[giamma]

You will still have to worry, too many virtual threads will imply too much context switching. However, virtual threads will be always interruptable on I/O, as they are not mapped to actual o.s. threads, but rather simulated by the JVM which will executed a number of instructions for each virtual thread.

This gives the chance to the JVM to use real threads more efficiently, avoiding that threads remain unused while waiting on I/O (e.g. a response from a stream). As soon as the JVM detects that a physical thread is blocked on I/O, a semaphore, a lock or anything, it will reallocate that physical thread to running a new virtual thread. This will reduce latency, context switch time (the switching is done by the JVM that already globally manages the memory of the Java process in its heap) and will avoid or at least largely reduce the chance that a real thread remains allocated but idle as it's blocked on I/O or something else.

[frant-hartm]

What do you mean by context switching?

My understanding is that virtual threads mostly eliminate context switching - for N CPUs JVM creates N platform threads and they run virtual threads as needed. There is no real context switching apart from GC and other JVM internal threads.

A platform thread picking another virtual thread to run after its current virtual thread is blocked on IO is not a context switch, that is an expensive OS-level operation.

[giamma]

The JVM will need to do context switching when reallocating the real thread that is running a blocked virtual thread to the next available virtual thread. It won't be CPU context switching, but context switching happens at the JVM level and represents an effort.

[frant-hartm]

Ok. This JVM-level switching is called mounting/un-mounting of the virtual thread and is supposed to be several orders of magnitude cheaper compared to normal context switch. You should be fine with millions of virtual threads.

[anonymousDan]

Does Java's implementation of virtual threads perform any kind of work stealing when a particular physical thread has no virtual threads to run (e.g. they are all blocked on I/O)?

[mike_hearn]

It does. They get scheduled onto the ForkJoinPool which is a work stealing pool.

[immibis]

"they run virtual threads as needed" - so when one virtual thread is no longer needed and another one is needed, they switch context, yes?

[frant-hartm]

This is called mounting/un-mounting and is much cheaper than a context switch.

[immibis]

This is a type of context switch. You are saying dollars are cheaper than money.

[peeters]

It's been a really long time since I dealt with anything this low level, but in my very limited and ancient experience when people talk about context switching they're talking specifically about the userland process yielding execution back to the kernel so that the processor can be reassigned to a different process/thread. Naively, if the JVM isn't actually yielding control back to the kernel, it has the freedom to do things in a much more lightweight manner than the kernel would have to.

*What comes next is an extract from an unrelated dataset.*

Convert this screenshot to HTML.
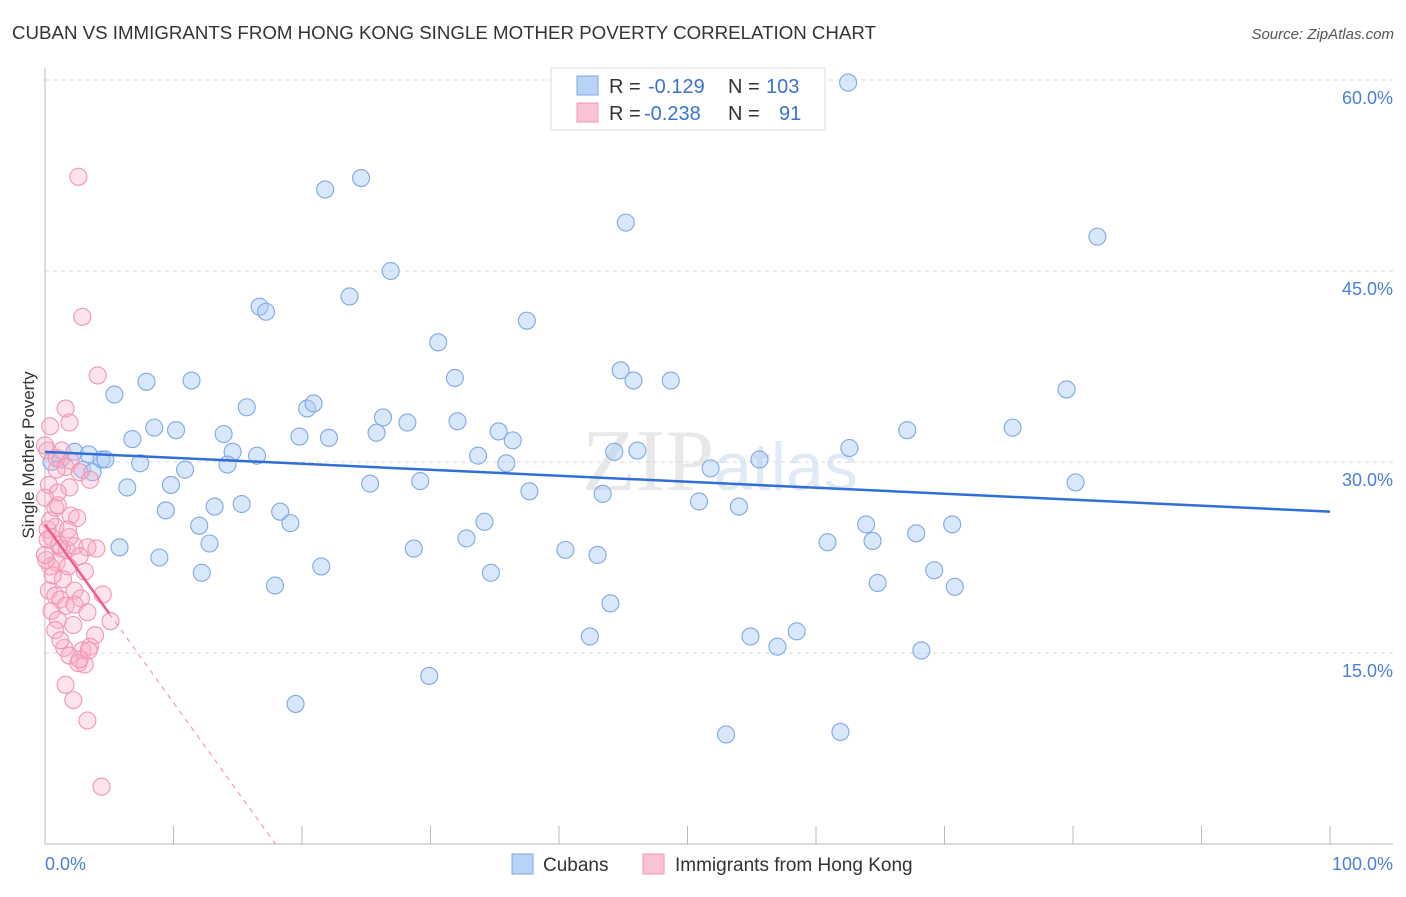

So I think it's meaningful to define what we mean by context switch here.

[giamma]

When a real thread is allocated from a virtual thread to another, the JVM needs to save into the heap the stack of the first virtual thread and restore from the heap the stack of the second virtual thread, see slide 13 of [1]. This is in fact called mounting/unmounting as already pointed out, and occurs via Java Continuation, but from the JVM perspective this is a context switch. It's called JVM and the V stands for Virtual, so yes, it's not the kernel doing it, but it's happening, and it's more frequent the more virtual threads you have in your application.

[1] https://www.eclipsecon.org/sites/default/files/slides/JavaLo...

[immibis]

swapcontext(3) is a userland context switch, and is named so.